- Born: Manzoor Ali 14 April 1959 Dadu, Sindh, Pakistan
- Other name: Ustad
- Occupations: Singer; songwriter; musician; music director;
- Years active: 1980–present
- Musical career
- Origin: Sindhi
- Genres: Film music, Sindhi music
- Instrument: Vocals harmonium percussions

= Manzoor Sakhirani =

Manzoor Sakhiran (Sindhi: منظور سخيراڻي) (Urdu:منظور سخیرانی), known as Ustad Manzoor Sakhirani, is a Sindhi singer from Dadu, in Sindh, Pakistan. He became a professional singer in 1980.
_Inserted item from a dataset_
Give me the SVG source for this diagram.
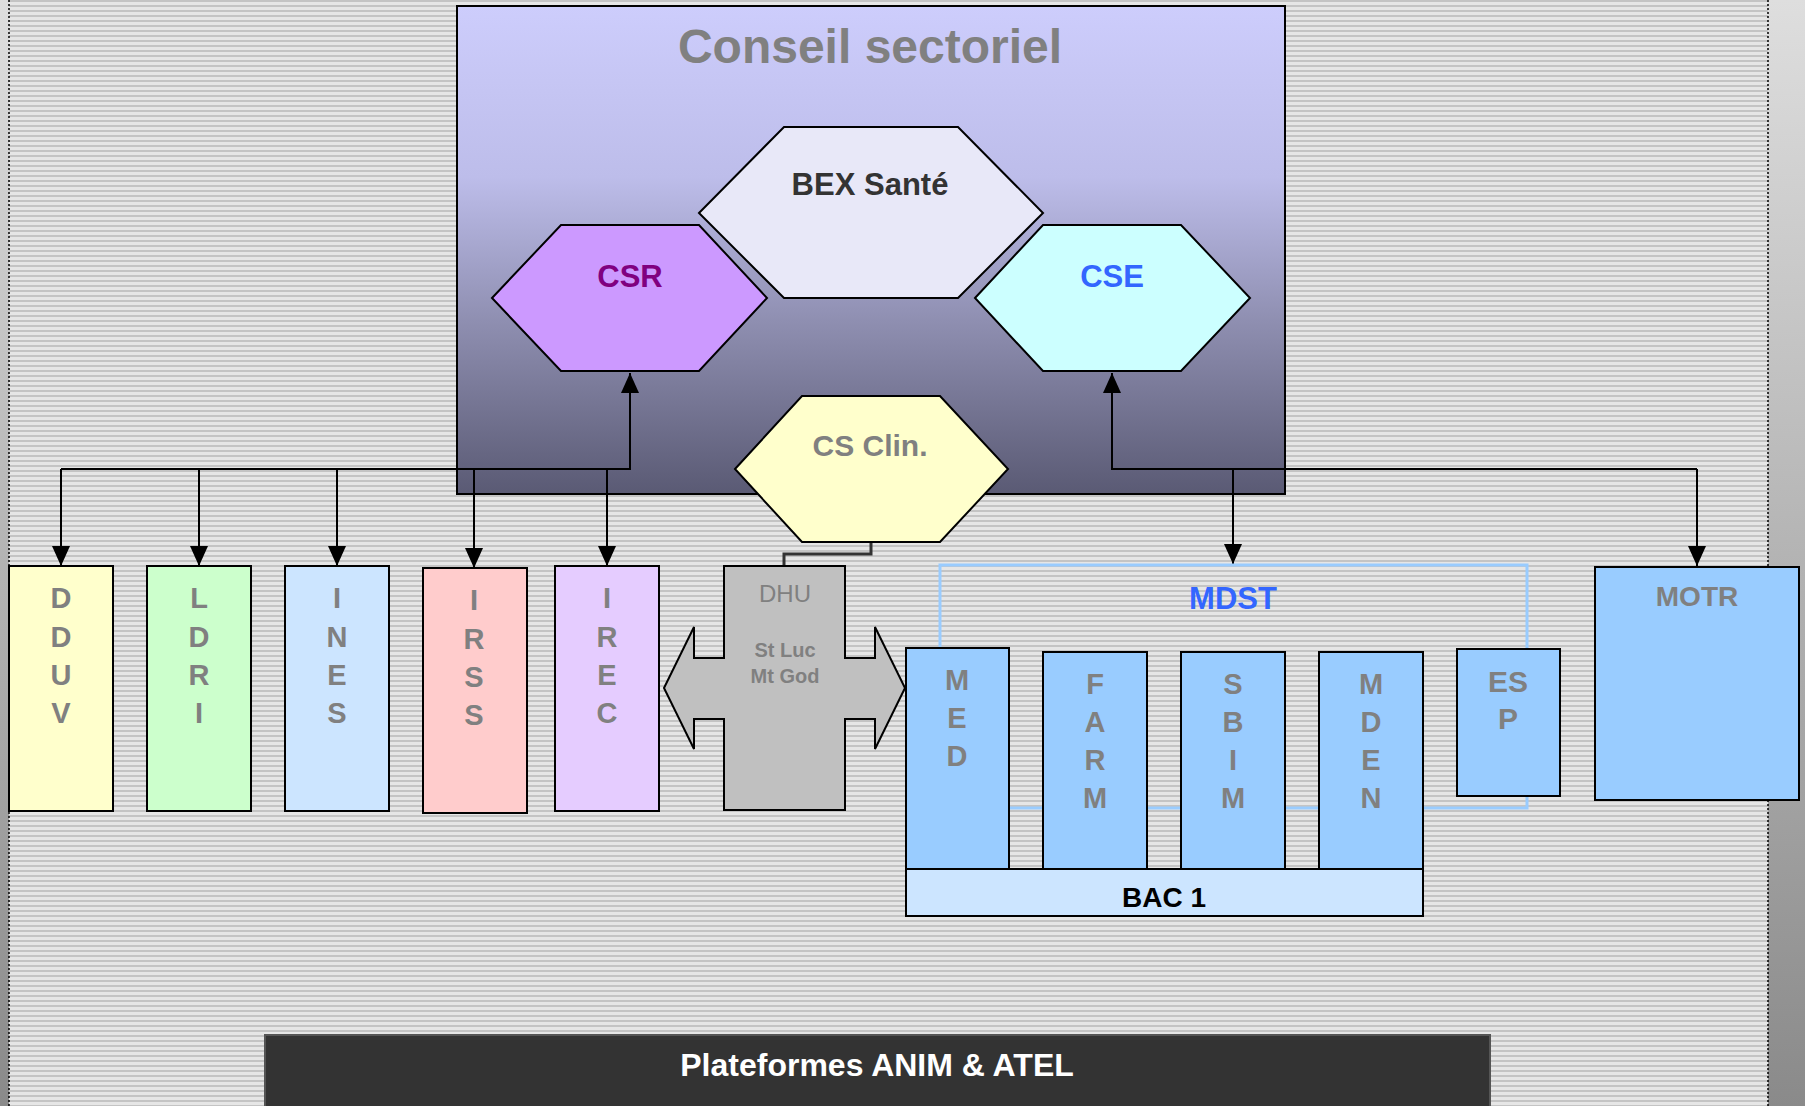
<svg xmlns="http://www.w3.org/2000/svg" width="1805" height="1106" viewBox="0 0 1805 1106">
<defs>
<linearGradient id="side" x1="0" y1="0" x2="0" y2="1">
<stop offset="0" stop-color="#dedede"/><stop offset="1" stop-color="#8a8a8a"/>
</linearGradient>
<linearGradient id="cs" x1="0" y1="0" x2="0" y2="1">
<stop offset="0" stop-color="#cdcdfc"/><stop offset="0.35" stop-color="#bdbdea"/><stop offset="0.65" stop-color="#8e8eb0"/><stop offset="1" stop-color="#5a5a74"/>
</linearGradient>
<pattern id="stripes" width="10" height="5" patternUnits="userSpaceOnUse">
<rect width="10" height="5" fill="#e6e6e6"/><rect y="0" width="10" height="2" fill="#c4c4c4"/>
</pattern>
<marker id="arr" markerUnits="userSpaceOnUse" markerWidth="20" markerHeight="20" viewBox="0 0 20 20" refX="20" refY="10" orient="auto">
<path d="M0,1 L20,10 L0,19 Z" fill="#000"/>
</marker>
<style>
.b{stroke:#000;stroke-width:2}
.t{font-family:"Liberation Sans",Arial,sans-serif;font-weight:bold;text-anchor:middle}
.g{fill:#808080}
.v{font-size:29px}
.c{fill:none;stroke:#000;stroke-width:2}
</style>
</defs>
<rect width="1805" height="1106" fill="url(#side)"/>
<rect x="9" y="0" width="1759" height="1106" fill="url(#stripes)"/>
<line x1="9" y1="0" x2="9" y2="1106" stroke="#000" stroke-width="1.5" stroke-dasharray="2 2"/>
<line x1="1768" y1="0" x2="1768" y2="1106" stroke="#000" stroke-width="1.5" stroke-dasharray="2 2"/>

<g id="conseil">
<rect x="457" y="6" width="828" height="488" fill="url(#cs)" class="b"/>
<text x="870" y="63" class="t g" font-size="48">Conseil sectoriel</text>
</g>
<g id="bex">
<polygon points="699,213 784,127 958,127 1043,213 958,298 784,298" fill="#e8e8f8" class="b"/>
<text x="870" y="195" class="t" font-size="31" fill="#333">BEX Santé</text>
</g>
<g id="csr">
<polygon points="492,298 561,225 699,225 767,298 699,371 561,371" fill="#cc99ff" class="b"/>
<text x="630" y="287" class="t" font-size="31" fill="#800080">CSR</text>
</g>
<g id="cse">
<polygon points="975,298 1043,225 1181,225 1250,298 1181,371 1043,371" fill="#ccffff" class="b"/>
<text x="1112" y="287" class="t" font-size="31" fill="#3366ff">CSE</text>
</g>

<g id="connectors">
<path class="c" d="M61,469 H630 V373" marker-end="url(#arr)"/>
<path class="c" d="M61,469 V566" marker-end="url(#arr)"/>
<path class="c" d="M199,469 V566" marker-end="url(#arr)"/>
<path class="c" d="M337,469 V566" marker-end="url(#arr)"/>
<path class="c" d="M474,469 V568" marker-end="url(#arr)"/>
<path class="c" d="M607,469 V566" marker-end="url(#arr)"/>
<path class="c" d="M1697,469 H1112 V373" marker-end="url(#arr)"/>
<path class="c" d="M1233,469 V564" marker-end="url(#arr)"/>
<path class="c" d="M1697,469 V566" marker-end="url(#arr)"/>
<path d="M871,542 V554 H784 V566" fill="none" stroke="#333" stroke-width="3"/>
</g>

<g id="csclin">
<polygon points="735,469 802,396 940,396 1008,469 940,542 802,542" fill="#ffffcc" class="b"/>
<text x="870" y="456" class="t g" font-size="30">CS Clin.</text>
</g>

<g id="dduv">
<rect x="9" y="566" width="104" height="245" fill="#ffffcc" class="b"/>
<text class="t g v" x="61"><tspan x="61" y="608">D</tspan><tspan x="61" y="647">D</tspan><tspan x="61" y="685">U</tspan><tspan x="61" y="723">V</tspan></text>
</g>
<g id="ldri">
<rect x="147" y="566" width="104" height="245" fill="#ccffcc" class="b"/>
<text class="t g v" x="199"><tspan x="199" y="608">L</tspan><tspan x="199" y="647">D</tspan><tspan x="199" y="685">R</tspan><tspan x="199" y="723">I</tspan></text>
</g>
<g id="ines">
<rect x="285" y="566" width="104" height="245" fill="#cce5ff" class="b"/>
<text class="t g v" x="337"><tspan x="337" y="608">I</tspan><tspan x="337" y="647">N</tspan><tspan x="337" y="685">E</tspan><tspan x="337" y="723">S</tspan></text>
</g>
<g id="irss">
<rect x="423" y="568" width="104" height="245" fill="#ffcccc" class="b"/>
<text class="t g v" x="474"><tspan x="474" y="610">I</tspan><tspan x="474" y="649">R</tspan><tspan x="474" y="687">S</tspan><tspan x="474" y="725">S</tspan></text>
</g>
<g id="irec">
<rect x="555" y="566" width="104" height="245" fill="#e5ccff" class="b"/>
<text class="t g v" x="607"><tspan x="607" y="608">I</tspan><tspan x="607" y="647">R</tspan><tspan x="607" y="685">E</tspan><tspan x="607" y="723">C</tspan></text>
</g>

<g id="dhu">
<polygon points="664,688 694,627 694,658 724,658 724,566 845,566 845,658 875,658 875,627 905,688 875,749 875,719 845,719 845,810 724,810 724,719 694,719 694,749" fill="#c0c0c0" class="b"/>
<text x="785" y="602" font-family="Liberation Sans, Arial, sans-serif" font-size="24" text-anchor="middle" fill="#808080">DHU</text>
<text class="t g" font-size="20"><tspan x="785" y="657">St Luc</tspan><tspan x="785" y="683">Mt God</tspan></text>
</g>

<g id="mdst">
<rect x="940" y="565" width="587" height="243" fill="none" stroke="#99ccff" stroke-width="3"/>
<text x="1233" y="609" class="t" font-size="31" fill="#3366ff">MDST</text>
</g>
<g id="med">
<rect x="906" y="648" width="103" height="221" fill="#99ccff" class="b"/>
<text class="t g v"><tspan x="957" y="690">M</tspan><tspan x="957" y="728">E</tspan><tspan x="957" y="766">D</tspan></text>
</g>
<g id="farm">
<rect x="1043" y="652" width="104" height="217" fill="#99ccff" class="b"/>
<text class="t g v"><tspan x="1095" y="694">F</tspan><tspan x="1095" y="732">A</tspan><tspan x="1095" y="770">R</tspan><tspan x="1095" y="808">M</tspan></text>
</g>
<g id="sbim">
<rect x="1181" y="652" width="104" height="217" fill="#99ccff" class="b"/>
<text class="t g v"><tspan x="1233" y="694">S</tspan><tspan x="1233" y="732">B</tspan><tspan x="1233" y="770">I</tspan><tspan x="1233" y="808">M</tspan></text>
</g>
<g id="mden">
<rect x="1319" y="652" width="104" height="217" fill="#99ccff" class="b"/>
<text class="t g v"><tspan x="1371" y="694">M</tspan><tspan x="1371" y="732">D</tspan><tspan x="1371" y="770">E</tspan><tspan x="1371" y="808">N</tspan></text>
</g>
<g id="esp">
<rect x="1457" y="649" width="103" height="147" fill="#99ccff" class="b"/>
<text class="t g" font-size="30"><tspan x="1508" y="692">ES</tspan><tspan x="1508" y="729">P</tspan></text>
</g>
<g id="bac1">
<rect x="906" y="869" width="517" height="47" fill="#cce5ff" class="b"/>
<text x="1164" y="907" class="t" font-size="28" fill="#000">BAC 1</text>
</g>
<g id="motr">
<rect x="1595" y="567" width="204" height="233" fill="#99ccff" class="b"/>
<text x="1697" y="606" class="t g" font-size="28">MOTR</text>
</g>

<g id="plateformes">
<rect x="265" y="1035" width="1225" height="75" fill="#333333" stroke="#555" stroke-width="2"/>
<text x="877" y="1076" class="t" font-size="32" fill="#ffffff">Plateformes ANIM &amp; ATEL</text>
</g>
</svg>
He performs folk songs and patriotic regional songs; often at literary gatherings. He released his first album, Band Darwazo Ta, in 1980, followed by more than 30 others. His work is supplemented via a second singer, Shaman Mirali, who attained prominence in 1990; his music remains notable for his Sindhi identity.

==Early life==
Manzoor Sakhirani was born to Bahar ud Din on 14 April 1959 at Dadu city. His father was employed in the Revenue Department. His father wanted him to become an engineer. But Sakhirani developed keen interest in singing in childhood. He got his primary and intermediate level education from Dadu and later attended a university for engineering, where he turned to singing. Manzoor Sakhirani studied classical music under Ustad Qudrat Ullah.